Defendant does not question the “substantial need” of continuing this action but argues that “at common law prior to the enactment of 28 U.S.C.A. § 780, the action would have abated” and that plaintiff has not complied therewith. Her counsel relies on two cases: Porter v. Goodwin, D.C., 68 F.Supp. 949, and Bowles v. Ohlhausen, D.C., 71 F.Supp. 199. The former case held only that the need for continuing the cause must be shown within the six months limitation. In the latter case, defendant moved to dismiss the action on the ground that it had expired. Chester Bowles resigned as Price Administrator on February 26, 1946, but counsel for the Office of Price Administration did not move to substitute Paul A. Porter as plaintiff until October 8, 1946. There was no order of enlargement. The court “with great reluctance” (71 F.Supp. at page 200) dismissed the action. In its opinion, the court made the following distinction:

“Abatement results only in the case of suits involving individual officers and the statute here involved relates only to such cases. Where suit is brought in the name of a board or other continuing agency, there is no abatement of suits when the membership of the board changes. 7 Cyclopaedia of Federal Procedure sec. 3219 (1943). Thus, had Congress entrusted the administration of the Emergency Price Control Act of 1942 to a Price Control Board, or had Congress required that suits on behalf of the United States to enforce tho act be brought by the Office of Price Administration rather than by the Administrator (50 U.S.C.A.Appendix, § 925(e), the problem of abatement of suits would not be presented. Or, had Congress provided in the act of 1899 that suits by government officers" would not abate but would be regarded as though brought in the name of the United States, the problem here presented, could likewise have been avoided.” 71 F.Supp. at page 200.
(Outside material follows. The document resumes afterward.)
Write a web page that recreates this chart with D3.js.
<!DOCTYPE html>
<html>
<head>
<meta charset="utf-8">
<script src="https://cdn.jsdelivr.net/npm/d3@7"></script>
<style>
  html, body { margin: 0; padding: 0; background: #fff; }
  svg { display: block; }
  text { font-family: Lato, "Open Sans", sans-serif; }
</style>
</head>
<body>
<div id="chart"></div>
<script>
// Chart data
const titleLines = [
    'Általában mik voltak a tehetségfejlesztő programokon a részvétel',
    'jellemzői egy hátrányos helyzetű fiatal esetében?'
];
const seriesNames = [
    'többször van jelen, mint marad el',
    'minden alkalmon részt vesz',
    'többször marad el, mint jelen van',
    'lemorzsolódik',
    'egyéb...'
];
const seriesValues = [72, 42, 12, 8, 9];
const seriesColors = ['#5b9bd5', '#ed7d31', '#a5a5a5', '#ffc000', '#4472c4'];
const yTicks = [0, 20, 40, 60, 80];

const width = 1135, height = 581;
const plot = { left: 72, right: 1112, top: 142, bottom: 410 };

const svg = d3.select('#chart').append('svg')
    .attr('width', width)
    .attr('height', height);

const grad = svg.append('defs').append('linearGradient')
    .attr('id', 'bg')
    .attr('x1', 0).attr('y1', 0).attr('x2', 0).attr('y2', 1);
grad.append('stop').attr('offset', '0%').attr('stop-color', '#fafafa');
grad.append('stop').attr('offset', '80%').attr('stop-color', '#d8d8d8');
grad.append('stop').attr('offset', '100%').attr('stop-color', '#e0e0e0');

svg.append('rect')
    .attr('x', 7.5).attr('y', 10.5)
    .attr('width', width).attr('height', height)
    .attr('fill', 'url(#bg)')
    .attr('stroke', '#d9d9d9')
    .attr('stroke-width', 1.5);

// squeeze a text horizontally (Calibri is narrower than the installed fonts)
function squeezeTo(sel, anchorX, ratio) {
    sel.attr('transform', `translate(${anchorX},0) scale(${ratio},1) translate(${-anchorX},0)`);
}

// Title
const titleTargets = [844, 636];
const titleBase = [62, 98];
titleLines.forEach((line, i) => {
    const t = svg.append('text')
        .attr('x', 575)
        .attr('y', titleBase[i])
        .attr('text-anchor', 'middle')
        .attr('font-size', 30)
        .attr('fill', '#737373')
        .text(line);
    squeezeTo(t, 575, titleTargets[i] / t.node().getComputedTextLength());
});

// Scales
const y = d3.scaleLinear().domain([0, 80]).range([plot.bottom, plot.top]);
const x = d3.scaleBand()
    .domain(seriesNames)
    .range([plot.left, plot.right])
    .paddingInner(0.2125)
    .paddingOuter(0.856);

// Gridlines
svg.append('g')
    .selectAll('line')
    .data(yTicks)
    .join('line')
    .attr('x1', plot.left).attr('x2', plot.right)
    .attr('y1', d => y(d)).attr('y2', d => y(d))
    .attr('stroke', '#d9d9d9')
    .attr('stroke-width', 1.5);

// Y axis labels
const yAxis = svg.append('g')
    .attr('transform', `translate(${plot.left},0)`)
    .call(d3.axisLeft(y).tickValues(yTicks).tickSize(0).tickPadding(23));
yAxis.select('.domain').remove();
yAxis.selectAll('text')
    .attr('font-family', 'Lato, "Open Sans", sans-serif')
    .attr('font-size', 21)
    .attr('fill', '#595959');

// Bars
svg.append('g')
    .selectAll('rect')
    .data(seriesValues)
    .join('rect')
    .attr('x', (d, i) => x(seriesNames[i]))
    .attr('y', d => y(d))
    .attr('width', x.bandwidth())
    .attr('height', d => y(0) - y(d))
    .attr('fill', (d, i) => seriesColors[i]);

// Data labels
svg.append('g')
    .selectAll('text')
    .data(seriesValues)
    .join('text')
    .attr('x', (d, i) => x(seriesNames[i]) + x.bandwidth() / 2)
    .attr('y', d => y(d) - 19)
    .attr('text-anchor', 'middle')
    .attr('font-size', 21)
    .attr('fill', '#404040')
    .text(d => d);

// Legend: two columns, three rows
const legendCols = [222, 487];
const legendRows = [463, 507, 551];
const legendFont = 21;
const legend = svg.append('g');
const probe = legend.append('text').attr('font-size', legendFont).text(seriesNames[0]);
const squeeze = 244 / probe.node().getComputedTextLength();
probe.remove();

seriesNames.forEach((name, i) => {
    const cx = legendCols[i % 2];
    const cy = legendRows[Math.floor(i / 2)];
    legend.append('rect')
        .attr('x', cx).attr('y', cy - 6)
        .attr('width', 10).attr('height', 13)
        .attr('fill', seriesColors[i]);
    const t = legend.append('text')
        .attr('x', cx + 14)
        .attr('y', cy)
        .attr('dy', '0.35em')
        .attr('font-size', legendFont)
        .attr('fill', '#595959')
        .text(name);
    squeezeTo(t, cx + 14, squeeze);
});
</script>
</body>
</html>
That case was decided by D.C.N.D.Ill. on April 10, 1947. A contrary conclusion was reached on April 9, 1947, in D.C.S.D.N.Y. by Bright, D. J., in Porter v. American Distilling Co., 71 F.Supp. 483, supra. He said:

“It also is argued, and I think most convincingly, that there could be no abatement here in view of the fact that this action is on behalf of the United States and in its behalf. Emergency Price Control Act, 50 U.S.C.A.Appendix, § 925(e). Regardless of who is named to carry on the functions, there is a continuing entity, a component of the Government. That being so there could be no abatement; the action of the Administrator, whoever is named, is not a personal one, but is one by virtue of his office. Thompson v. United States, 103 U.S. 480, 484, 26 L.Ed. 521. This would seem all the more so where the official was plaintiff. Bowers v. American Surety Co., 2 Cir., 30 F.2d 244, 246, 247, certiorari denied 279 U.S. 865, 49 S.Ct. 480, 73 L.Ed. 1003. See also opinion of Judge Hutchinson in Porter v. Maule, 5 Cir., 160 F.2d 1.” 71 F.Supp. at page 488.
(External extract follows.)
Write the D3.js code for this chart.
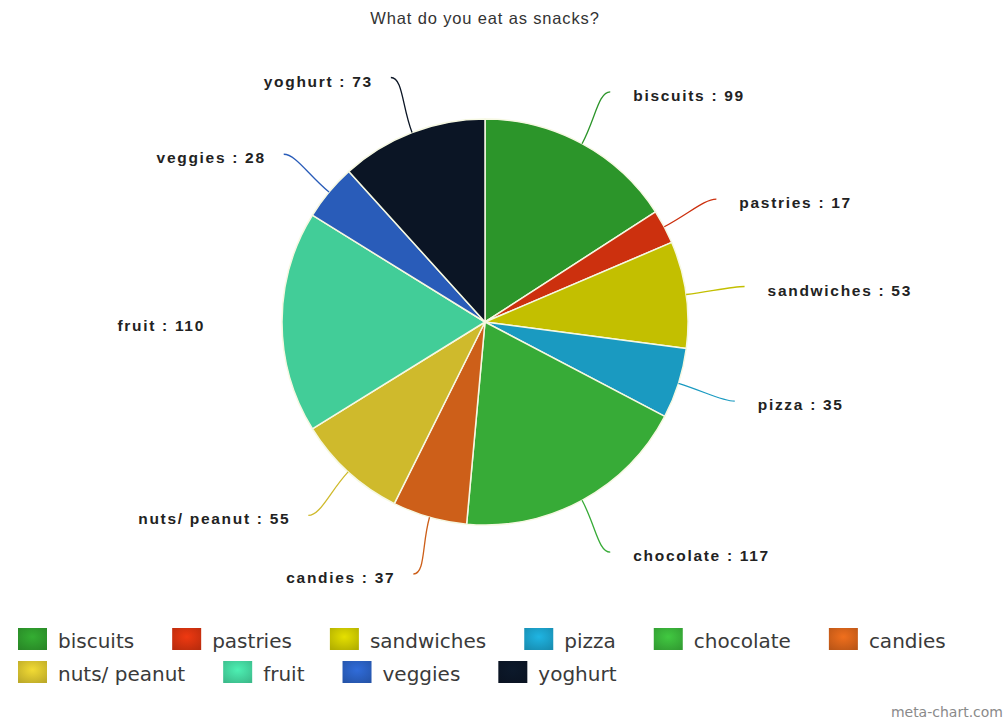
<!DOCTYPE html>
<html>
<head>
<meta charset="utf-8">
<script src="https://cdn.jsdelivr.net/npm/d3@7"></script>
<style>
  html, body { margin: 0; padding: 0; background: #ffffff; }
  svg { display: block; }
</style>
</head>
<body>
<svg id="chart" width="1005" height="721"></svg>
<script>
// Snack survey data
const categories = ["biscuits", "pastries", "sandwiches", "pizza", "chocolate", "candies", "nuts/ peanut", "fruit", "veggies", "yoghurt"];
const values = [99, 17, 53, 35, 117, 37, 55, 110, 28, 73];
const colors = ["#2e9a2c", "#d3320f", "#cac600", "#1ba0c8", "#39b139", "#d4621a", "#d6c12e", "#44d49e", "#2a5fc0", "#0b1626"];
const title = "What do you eat as snacks?";
const credit = "meta-chart.com";
// categories whose data label is drawn without a connector line
const noConnector = ["fruit"];

const W = 1005, H = 721;
const cx = 485, cy = 322, radius = 203, labelRadius = 262;

const svg = d3.select("#chart");
const defs = svg.append("defs");

const data = categories.map((c, i) => ({ name: c, value: values[i], color: colors[i] }));

// soft radial shading for every slice
data.forEach((d, i) => {
  const g = defs.append("radialGradient")
    .attr("id", "slice" + i)
    .attr("gradientUnits", "userSpaceOnUse")
    .attr("cx", cx).attr("cy", cy).attr("r", radius);
  g.append("stop").attr("offset", "0%").attr("stop-color", d3.color(d.color).brighter(0.2));
  g.append("stop").attr("offset", "100%").attr("stop-color", d3.color(d.color).darker(0.1));

  const lg = defs.append("radialGradient").attr("id", "leg" + i)
    .attr("cx", "50%").attr("cy", "40%").attr("r", "70%");
  lg.append("stop").attr("offset", "0%").attr("stop-color", d3.color(d.color).brighter(0.35));
  lg.append("stop").attr("offset", "100%").attr("stop-color", d3.color(d.color).darker(0.35));
});

// title
svg.append("text")
  .attr("x", cx).attr("y", 24)
  .attr("text-anchor", "middle")
  .attr("font-family", "Arial, 'Liberation Sans', sans-serif")
  .attr("font-size", 16.5)
  .attr("letter-spacing", 0.85)
  .attr("fill", "#333")
  .text(title);

const pie = d3.pie().sort(null).value(d => d.value);
const arcs = pie(data);
const arc = d3.arc().innerRadius(0).outerRadius(radius);

const g = svg.append("g").attr("transform", `translate(${cx},${cy})`);

g.selectAll("path.slice")
  .data(arcs)
  .join("path")
  .attr("class", "slice")
  .attr("d", arc)
  .attr("fill", (d, i) => `url(#slice${i})`)
  .attr("stroke", "#f6f8e2")
  .attr("stroke-width", 1.5)
  .attr("stroke-linejoin", "round");

// data labels with curved connectors
function polar(a, r) { return [Math.sin(a) * r, -Math.cos(a) * r]; }

const labels = g.append("g");
arcs.forEach(d => {
  const mid = (d.startAngle + d.endAngle) / 2;
  const side = Math.sin(mid) >= 0 ? 1 : -1;
  const [ex, ey] = polar(mid, radius);
  const [e2x, e2y] = polar(mid, radius + 28);
  const [ax, ay] = polar(mid, labelRadius);

  if (!noConnector.includes(d.data.name)) {
    const p = d3.path();
    p.moveTo(ex, ey);
    p.bezierCurveTo(e2x, e2y, ax - side * 12, ay, ax, ay);
    labels.append("path")
      .attr("d", p.toString())
      .attr("fill", "none")
      .attr("stroke", d3.color(d.data.color).darker(0.1))
      .attr("stroke-width", 1.3);
  }

  labels.append("text")
    .attr("x", side > 0 ? ax + 23 : ax - 18)
    .attr("y", ay + 9)
    .attr("text-anchor", side > 0 ? "start" : "end")
    .attr("font-family", "Arial, 'Liberation Sans', sans-serif")
    .attr("font-weight", "bold")
    .attr("font-size", 15.5)
    .attr("letter-spacing", 1.7)
    .attr("fill", "#222")
    .text(`${d.data.name} : ${d.data.value}`);
});

// legend, flowing left to right and wrapping
const legend = svg.append("g");
const rowTops = [628, 661];
let lx = 18, row = 0;
const maxX = 995;
data.forEach((d, i) => {
  const item = legend.append("g");
  const t = item.append("text")
    .attr("font-family", "'DejaVu Sans', Verdana, sans-serif")
    .attr("font-size", 20)
    .attr("fill", "#3a3a3a")
    .text(d.name);
  const tw = t.node().getComputedTextLength();
  if (lx + 40 + tw > maxX) { row += 1; lx = 18; }
  const top = rowTops[row];
  item.insert("rect", "text")
    .attr("x", lx).attr("y", top)
    .attr("width", 29).attr("height", 22)
    .attr("fill", `url(#leg${i})`);
  t.attr("x", lx + 40).attr("y", top + 20);
  lx = lx + 40 + tw + 38;
});

// credit
svg.append("text")
  .attr("x", 1003).attr("y", 717)
  .attr("text-anchor", "end")
  .attr("font-family", "'DejaVu Sans', Verdana, sans-serif")
  .attr("font-size", 14)
  .attr("fill", "#8a8a8a")
  .text(credit);
</script>
</body>
</html>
In this latter case substitution was “sought either under § 780 of Title 28 U.S. C.A. or under Rule 25(d).” 71 F.Supp. at page 487.’ It does not appear when the motion for substitution was made but defendants objected to it on the ground that no “substantial need” was shown by the moving petitioner. 71 F.Supp. at page 487.

In the instant case, the order of enlargement was granted on May 29, 1947, within six months after the resignation of said Paul A. Porter. It related to all actions pending in this court in which he had appeared as plaintiff. Before the expiration of the time set by this order, plaintiff’s attorney specified the instant cause.

Plaintiff’s motion to substitute Frank R. Creedon, Housing Expediter, as party plaintiff, in place and stead of Paul A. Porter, Price Administrator, is therefore granted.